By now the details surrounding Facebook and Cambridge Analytica’s data breach should be pretty clear, with information on more than 50million social network account holders in the US ‘harvested’ by the research company during an academic study.
One of the main problems with this is that in addition to those directly involved with the study, i.e. those who gave their permission for the data to be collected, the software used also stored information about their online friends, who had not ticked the ‘Yes’ box.
Questions have naturally been asked about how this data was then utilised by Cambridge Analytica, which was founded by Steve Bannon, one of President Trump’s key advisors during the presidential election of 2016. Or rather one pretty serious question: Was the information used to try and win votes for The Donald?
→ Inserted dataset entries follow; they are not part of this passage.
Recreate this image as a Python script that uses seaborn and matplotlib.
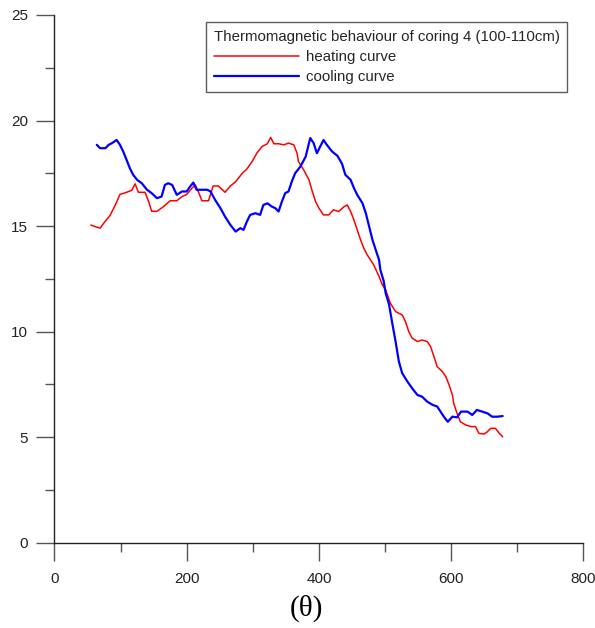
import matplotlib
matplotlib.use("Agg")
import matplotlib.pyplot as plt
from matplotlib.ticker import MultipleLocator
import seaborn as sns
import pandas as pd

# ---- data ----
heat_t = [55, 61, 69, 76, 84, 92, 99, 109, 117, 122, 127, 137, 142, 147, 155, 164, 175, 185,
          193, 200, 208, 213, 218, 223, 228, 233, 240, 248, 258, 266, 274, 284, 291, 299, 306,
          314, 322, 327, 332, 339, 347, 354, 362, 367, 369, 377, 385, 390, 395, 400, 407, 415,
          422, 430, 438, 443, 448, 453, 458, 463, 468, 473, 478, 483, 491, 496, 501, 508, 516,
          526, 531, 536, 541, 549, 556, 564, 569, 574, 579, 587, 592, 597, 602, 604, 609, 614,
          622, 630, 637, 642, 650, 655, 660, 667, 673, 678]
heat_m = [15.05, 14.98, 14.9, 15.2, 15.5, 16.0, 16.5, 16.6, 16.7, 17.0, 16.6, 16.6, 16.2, 15.7,
          15.7, 15.9, 16.2, 16.2, 16.4, 16.5, 16.8, 16.95, 16.6, 16.2, 16.2, 16.2, 16.9, 16.9,
          16.6, 16.9, 17.1, 17.5, 17.7, 18.06, 18.45, 18.77, 18.9, 19.2, 18.9, 18.9, 18.85,
          18.93, 18.85, 18.45, 18.06, 17.66, 17.19, 16.64, 16.16, 15.85, 15.53, 15.53, 15.77,
          15.69, 15.92, 16.0, 15.69, 15.29, 14.82, 14.35, 13.95, 13.64, 13.4, 13.16, 12.61,
          12.21, 11.98, 11.35, 10.95, 10.79, 10.47, 10.0, 9.69, 9.53, 9.6, 9.53, 9.29, 8.82,
          8.34, 8.1, 7.87, 7.47, 7.0, 6.6, 6.13, 5.73, 5.58, 5.5, 5.5, 5.18, 5.15, 5.26, 5.42,
          5.42, 5.18, 5.02]

cool_t = [64, 69, 77, 82, 87, 94, 99, 104, 109, 114, 119, 125, 132, 140, 147, 155, 162, 167,
          172, 178, 185, 193, 200, 205, 210, 215, 223, 231, 236, 243, 251, 258, 266, 274, 281,
          286, 291, 296, 304, 311, 316, 322, 329, 334, 339, 344, 349, 354, 359, 364, 372, 380,
          385, 387, 392, 397, 402, 407, 412, 420, 428, 435, 440, 448, 453, 458, 466, 471, 476,
          481, 486, 491, 493, 498, 501, 506, 511, 516, 521, 526, 534, 541, 549, 556, 564, 572,
          579, 584, 589, 595, 602, 609, 615, 625, 632, 639, 647, 655, 662, 670, 678]
cool_m = [18.85, 18.69, 18.69, 18.85, 18.93, 19.08, 18.85, 18.53, 18.14, 17.74, 17.43, 17.19,
          17.03, 16.72, 16.56, 16.32, 16.4, 16.95, 17.03, 16.95, 16.48, 16.64, 16.64, 16.87,
          17.06, 16.72, 16.72, 16.72, 16.64, 16.24, 15.85, 15.45, 15.06, 14.74, 14.9, 14.82,
          15.21, 15.53, 15.61, 15.53, 16.0, 16.08, 15.92, 15.85, 15.69, 16.16, 16.56, 16.64,
          17.11, 17.5, 17.82, 18.29, 18.93, 19.17, 18.93, 18.45, 18.77, 19.08, 18.85, 18.53,
          18.33, 17.95, 17.43, 17.19, 16.8, 16.48, 16.08, 15.61, 14.98, 14.35, 13.87, 13.4,
          12.92, 12.4, 11.82, 11.3, 10.4, 9.53, 8.58, 8.03, 7.63, 7.32, 7.0, 6.92, 6.68, 6.53,
          6.45, 6.21, 5.97, 5.73, 5.97, 5.94, 6.21, 6.21, 6.05, 6.29, 6.21, 6.13, 5.97, 5.97, 6.0]

legend_title = "Thermomagnetic behaviour of coring 4 (100-110cm)"
x_ticks = [0, 200, 400, 600, 800]
y_ticks = [0, 5, 10, 15, 20, 25]

heat = pd.DataFrame({"T": heat_t, "M": heat_m})
cool = pd.DataFrame({"T": cool_t, "M": cool_m})

sns.set_theme(style="ticks")
plt.rcParams["font.family"] = ["Liberation Sans", "DejaVu Sans"]

fig = plt.figure(figsize=(5.95, 6.28), dpi=100)
ax = fig.add_axes([54.5 / 595, 1 - 542.7 / 628, (583.3 - 54.5) / 595, (542.7 - 15) / 628])

sns.lineplot(data=heat, x="T", y="M", ax=ax, color="#ff0000", linewidth=1.1,
             estimator=None, sort=False, label="heating curve")
sns.lineplot(data=cool, x="T", y="M", ax=ax, color="#0000ff", linewidth=1.6,
             estimator=None, sort=False, label="cooling curve")

ax.set_xlim(0, 800)
ax.set_ylim(0, 25)
ax.set_xticks(x_ticks)
ax.set_yticks(y_ticks)
ax.xaxis.set_minor_locator(MultipleLocator(100))
ax.yaxis.set_minor_locator(MultipleLocator(2.5))
ax.set_xlabel("")
ax.set_ylabel("")
sns.despine(ax=ax)
for s in ["left", "bottom"]:
    ax.spines[s].set_color("#222222")
    ax.spines[s].set_linewidth(1.0)
ax.tick_params(which="major", length=13, width=1.0, color="#555555", labelsize=11,
               labelcolor="#222222")
ax.tick_params(axis="y", which="major", pad=6)
ax.tick_params(axis="x", which="major", pad=8)
ax.tick_params(which="minor", length=6.5, width=1.0, color="#555555")

leg = ax.legend(title=legend_title, loc="upper left",
                bbox_to_anchor=(206 / 595, 1 - 22 / 628), bbox_transform=fig.transFigure,
                fontsize=10.8, title_fontsize=10.8, alignment="left", frameon=True,
                fancybox=False, edgecolor="#333333", handlelength=5.7, handletextpad=0.45,
                borderpad=0.5, labelspacing=0.42, borderaxespad=0)
leg.get_frame().set_linewidth(1.0)

fig.text(306 / 595, 1 - 608 / 628, "(θ)", family=["Liberation Serif", "DejaVu Serif"],
         fontsize=21, ha="center", va="center", color="black")

fig.savefig("out.png", dpi=100, facecolor="white")
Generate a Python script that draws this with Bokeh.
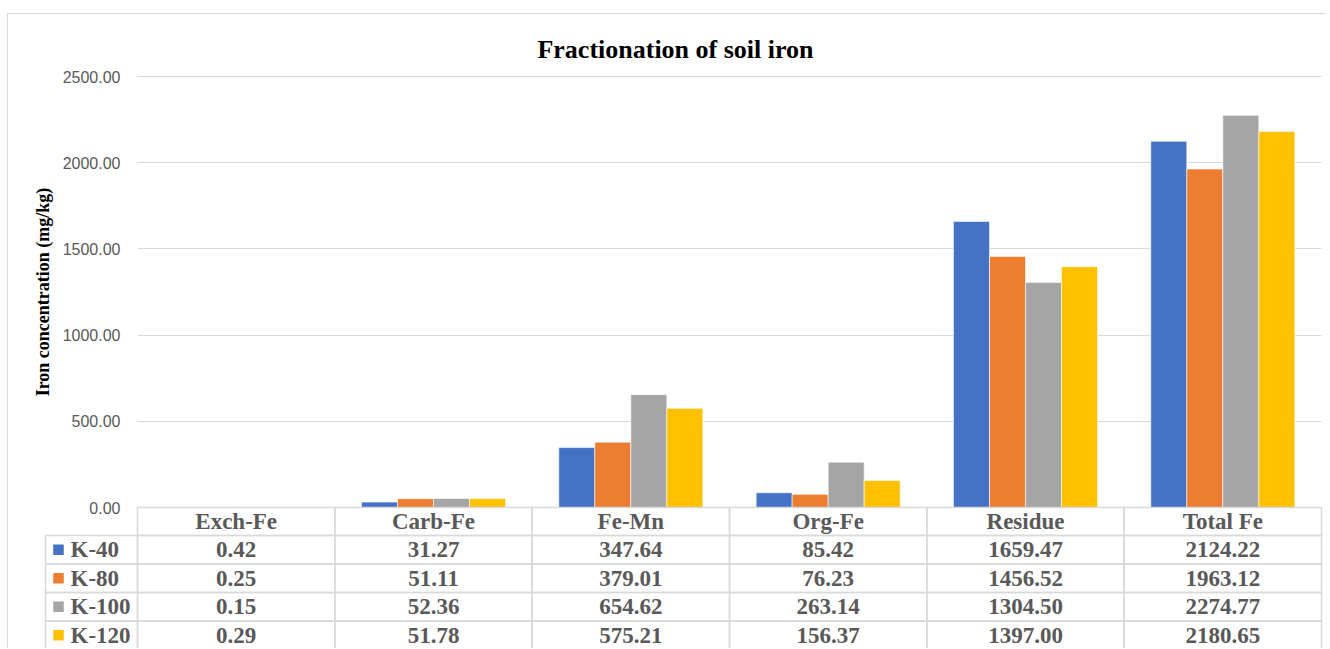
from bokeh.plotting import figure
from bokeh.models import Range1d, FixedTicker, NumeralTickFormatter
from bokeh.core.properties import value
from bokeh.embed import file_html
from bokeh.resources import INLINE

categories = ["Exch-Fe", "Carb-Fe", "Fe-Mn", "Org-Fe", "Residue", "Total Fe"]
series = ["K-40", "K-80", "K-100", "K-120"]
k40 = [0.42, 31.27, 347.64, 85.42, 1659.47, 2124.22]
k80 = [0.25, 51.11, 379.01, 76.23, 1456.52, 1963.12]
k100 = [0.15, 52.36, 654.62, 263.14, 1304.50, 2274.77]
k120 = [0.29, 51.78, 575.21, 156.37, 1397.00, 2180.65]
y_ticks = [0, 500, 1000, 1500, 2000, 2500]
colors = ["#4472C4", "#ED7D31", "#A5A5A5", "#FFC000"]
values = [k40, k80, k100, k120]

GRID = "#d9d9d9"
TXT = "#595959"
SERIF = value("Liberation Serif")

# pixel geometry of the chart (page pixels)
W, H = 1325, 648
X0, Y0 = 137, 507          # where category 0 / value 0 sit
PXC = (1321 - 137) / 6     # pixels per category
PYV = 431 / 2500           # pixels per value unit


def dx(px):
    return (px - X0) / PXC


def dy(py):
    return (Y0 - py) / PYV


p = figure(width=W, height=H, output_backend="svg", toolbar_location=None,
           x_range=Range1d(dx(0), dx(W)), y_range=Range1d(dy(H), dy(0)),
           min_border=0)
p.outline_line_color = None
p.xaxis.visible = False
p.xgrid.visible = False

ya = p.yaxis[0]
ya.fixed_location = 0
ya.bounds = (0, 2500)
ya.ticker = FixedTicker(ticks=y_ticks)
ya.formatter = NumeralTickFormatter(format="0.00")
ya.axis_line_color = None
ya.major_tick_line_color = None
ya.minor_tick_line_color = None
ya.major_tick_out = 0
ya.minor_tick_out = 0
ya.major_label_text_font = "Liberation Sans"
ya.major_label_text_font_size = "16px"
ya.major_label_text_color = TXT
ya.major_label_standoff = 17
ya.axis_label = "Iron concentration (mg/kg)"
ya.axis_label_text_font = "Liberation Serif"
ya.axis_label_text_font_style = "bold"
ya.axis_label_text_font_size = "18px"
ya.axis_label_text_color = "black"
ya.axis_label_standoff = 7

yg = p.ygrid[0]
yg.ticker = FixedTicker(ticks=y_ticks)
yg.grid_line_color = GRID
yg.grid_line_width = 1
if "cross_bounds" in yg.properties():
    yg.cross_bounds = (0, 6)
else:
    yg.visible = False
    p.segment(x0=[0] * len(y_ticks), x1=[6] * len(y_ticks), y0=y_ticks, y1=y_ticks,
              line_color=GRID, line_width=1)

# outer chart border
p.quad(left=[dx(7)], right=[dx(W + 20)], top=[dy(13)], bottom=[dy(H + 20)],
       fill_color=None, line_color=GRID, line_width=1)

# title
p.text(x=[dx(675)], y=[dy(49)], text=["Fractionation of soil iron"], text_font=SERIF,
       text_font_style="bold", text_font_size="26px", text_color="black",
       text_align="center", text_baseline="alphabetic")

# bars
bw = 0.1825
centers = [i + 0.5 for i in range(len(categories))]
for j, vals in enumerate(values):
    off = (j - 1.5) * bw
    p.vbar(x=[c + off for c in centers], top=vals, bottom=0, width=bw,
           fill_color=colors[j], line_color="white", line_width=0.6)

# data table
row_edges = [507, 535, 563.5, 592, 620.5, 649]
ncol = len(categories)
p.quad(left=list(range(ncol)), right=list(range(1, ncol + 1)),
       top=[dy(row_edges[0])] * ncol, bottom=[dy(row_edges[1])] * ncol,
       fill_color=None, line_color=GRID, line_width=1.5)
p.text(x=centers, y=[dy((row_edges[0] + row_edges[1]) / 2)] * ncol, text=categories,
       text_font=SERIF, text_font_style="bold", text_font_size="23px", text_color=TXT,
       text_align="center", text_baseline="middle")

legend_left = dx(45)
for r in range(len(series)):
    top, bot = dy(row_edges[r + 1]), dy(row_edges[r + 2])
    mid = (top + bot) / 2
    p.quad(left=[legend_left] + list(range(ncol)), right=[0] + list(range(1, ncol + 1)),
           top=[top] * (ncol + 1), bottom=[bot] * (ncol + 1),
           fill_color=None, line_color=GRID, line_width=1.5)
    p.scatter(x=[dx(58)], y=[mid], marker="square", size=10.5,
              fill_color=colors[r], line_color=None)
    p.text(x=[dx(70)], y=[mid], text=[series[r]], text_font=SERIF,
           text_font_style="bold", text_font_size="23px", text_color=TXT,
           text_align="left", text_baseline="middle")
    p.text(x=centers, y=[mid] * ncol, text=["%.2f" % v for v in values[r]],
           text_font=SERIF, text_font_style="bold", text_font_size="23px",
           text_color=TXT, text_align="center", text_baseline="middle")

open("out.html", "w").write(file_html(p, INLINE))
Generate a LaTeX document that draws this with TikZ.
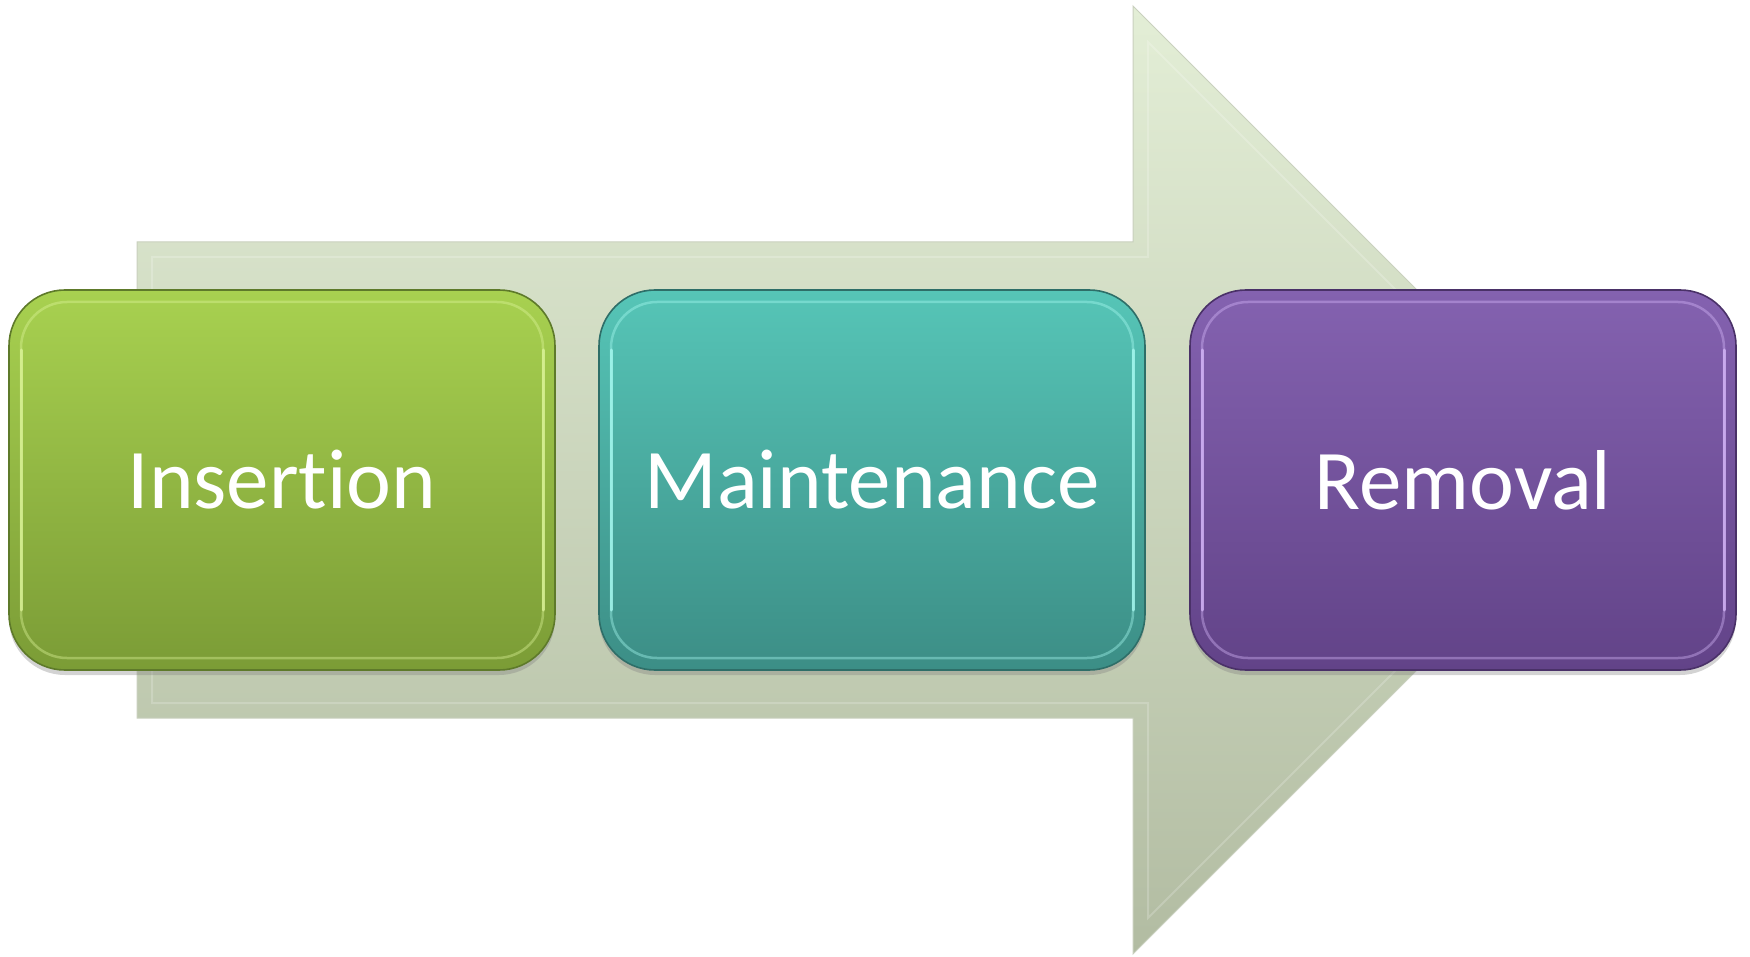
\documentclass[tikz,border=0pt]{standalone}
\usepackage{fontspec}
\setmainfont{Carlito}[Ligatures={NoCommon,NoRare}]
\usetikzlibrary{calc,shadows}
\definecolor{arrowtop}{HTML}{E3EED6}
\definecolor{arrowbot}{HTML}{B2BCA2}
\definecolor{arrowedge}{HTML}{C9D0BE}
\definecolor{grtop}{HTML}{A8D150}
\definecolor{grbot}{HTML}{7B9C36}
\definecolor{gredge}{HTML}{5E7A2A}
\definecolor{grhi}{HTML}{DDF59A}
\definecolor{tltop}{HTML}{56C5B7}
\definecolor{tlbot}{HTML}{3C8E86}
\definecolor{tledge}{HTML}{2E6E68}
\definecolor{tlhi}{HTML}{A8FBF2}
\definecolor{pptop}{HTML}{8462B0}
\definecolor{ppbot}{HTML}{624388}
\definecolor{ppedge}{HTML}{4A3168}
\definecolor{pphi}{HTML}{D6B8FA}
\tikzset{
  stagebox/.style={rectangle, rounded corners=56pt, minimum width=546pt,
    minimum height=380pt, outer sep=0pt, line width=1.6pt,
    text=white, font=\fontsize{85}{100}\selectfont,
    drop shadow={shadow xshift=0pt, shadow yshift=-5pt, opacity=0.35}},
  rimline/.style={rounded corners=46pt, line width=2.5pt, opacity=0.4},
  sideglow/.style={line width=3pt, opacity=0.75, line cap=round},
}
\begin{document}
\begin{tikzpicture}[x=1pt,y=-1pt]
\useasboundingbox (0,0) rectangle (1750,957);
% background arrow
\shade[top color=arrowtop, bottom color=arrowbot, draw=arrowedge, line width=1pt]
  (137,242) -- (1133,242) -- (1133,6) -- (1607,480) -- (1133,954)
  -- (1133,718) -- (137,718) -- cycle;
% bevel on the arrow
\draw[white, opacity=0.2, line width=2pt]
  (152,257) -- (1148,257) -- (1148,42) -- (1586,480) -- (1148,918)
  -- (1148,703) -- (152,703) -- cycle;
% stages
\node[stagebox, draw=gredge, top color=grtop, bottom color=grbot] (ins) at (282,480) {Insertion};
\node[stagebox, draw=tledge, top color=tltop, bottom color=tlbot] (mnt) at (872,480) {Maintenance};
\node[stagebox, draw=ppedge, top color=pptop, bottom color=ppbot] (rem) at (1463,480) {Removal};
% glossy rims with brighter side edges
\foreach \b/\c in {ins/grhi, mnt/tlhi, rem/pphi}{
  \draw[rimline, draw=\c]
    ($(\b.north west)+(12,12)$) rectangle ($(\b.south east)+(-12,-12)$);
  \draw[sideglow, draw=\c]
    ($(\b.north west)+(12,60)$) -- ($(\b.south west)+(12,-60)$);
  \draw[sideglow, draw=\c]
    ($(\b.north east)+(-12,60)$) -- ($(\b.south east)+(-12,-60)$);
}
\end{tikzpicture}
\end{document}
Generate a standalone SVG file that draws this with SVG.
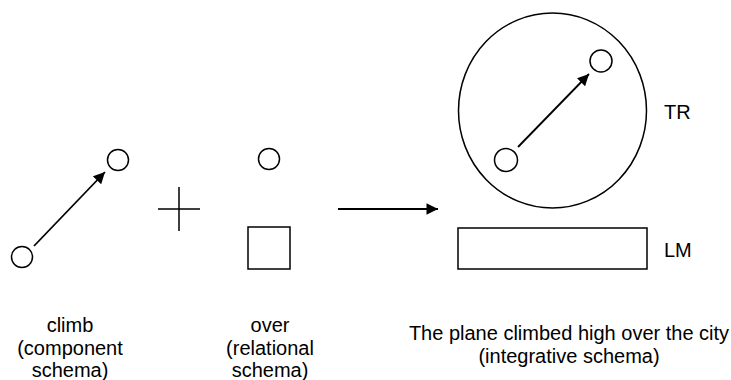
<svg xmlns="http://www.w3.org/2000/svg" width="731" height="380" viewBox="0 0 731 380">
<style>
.s{fill:none;stroke:#000;stroke-width:1.5}
.c{stroke:#000;stroke-width:1.8;fill:none}
.t{font-family:"Liberation Sans",Arial,sans-serif;font-size:20px;fill:#000}
.m{text-anchor:middle}
</style>
<defs>
<marker id="ah" viewBox="0 0 12 12" refX="12" refY="6" markerWidth="12" markerHeight="11.5" orient="auto" markerUnits="userSpaceOnUse">
<path d="M0,0 L12,6 L0,12 Z" fill="#000"/>
</marker>
</defs>
<g id="climb-start"><circle class="s" cx="22" cy="257" r="10.5"/></g>
<g id="climb-end"><circle class="s" cx="118" cy="160" r="10.5"/></g>
<g id="plus"><path class="s" d="M158,209 H200 M179,187 V231"/></g>
<g id="over-tr"><circle class="s" cx="269" cy="159" r="10.5"/></g>
<g id="over-lm"><rect class="s" x="248" y="227" width="42" height="42"/></g>
<g id="tr"><ellipse class="s" cx="552.5" cy="110.5" rx="94" ry="97.5"/>
<circle class="s" cx="601" cy="61" r="11"/>
<circle class="s" cx="506" cy="160" r="11.5"/>
<text class="t" x="664" y="118.5">TR</text></g>
<g id="lm"><rect class="s" x="458" y="228" width="189" height="41"/>
<text class="t" x="664" y="256.5">LM</text></g>
<g id="connectors">
<line class="c" x1="34" y1="246" x2="105" y2="172" marker-end="url(#ah)"/>
<line class="c" x1="338" y1="209" x2="438" y2="209" marker-end="url(#ah)"/>
<line class="c" x1="518" y1="147" x2="589" y2="74" marker-end="url(#ah)"/>
</g>
<g id="labels">
<text class="t m" x="70" y="332">climb</text>
<text class="t m" x="70" y="354.5">(component</text>
<text class="t m" x="70" y="377">schema)</text>
<text class="t m" x="270" y="332">over</text>
<text class="t m" x="270" y="354.5">(relational</text>
<text class="t m" x="270" y="377">schema)</text>
<text class="t m" x="569" y="340">The plane climbed high over the city</text>
<text class="t m" x="569" y="362.5">(integrative schema)</text>
</g>
</svg>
At the moment the answer seems to be ‘No’, simply because the data wasn’t good enough, and lacked the details of that which had already been collected via the Republication National Committee voter files, and was ineffective in comparison with Facebook’s well-established political advertising platform. All good then?
Err, probably not. So what happens now?
People are not rushing to forgive or forget. The most recent US election has already been exposed on a number of occasions as shady at best, not least thanks to the impact of Russian troll farms and fake news.
President Trump’s decision to ignore his advisors by congratulating Vladimir Putin on his recent win of a new term in office is enough to paint a vivid picture of the strangely close relationship between the top dogs in America and Russia.
So what are people doing about it? The hashtag #DeleteFacebook has been trending on various platforms, articles about removing Facebook accounts completely are everywhere, as are those regarding how to get a clear picture of the other platforms with access to the information Facebook stores about its users.
$36billion has also been wiped off the value of Facebook on the stock market. And, so far at least, the network’s HQ seems to be in disarray when it comes to a clear response.
One thing is for sure, this is going to help reassure people in Europe that the forthcoming GDPR data laws, set to be introduced in May, are absolutely essential in order to help protect them from this kind of situation. Not that Cambridge Analytica’s use of information isn’t a major issue even without those new regulations.
Whether the game is really up for Facebook remains to be seen— this isn’t the first time it’s been battered by controversy. However, sentiment towards the network was already bad enough, issues prevail surrounding how Facebook can keep publishers and brands onside as organic reach plummets, and an ongoing lack of personal posts continue to prevent the network’s algorithms from learning about its users.
The point being, there needs to be some major changes made in Facebook’s overall attitude— which is currently something like ‘we’re too big to fail’— if it’s to be seen as taking privacy and offensive content seriously enough, and respectful towards the organisations that provide the network with content essential to its survival.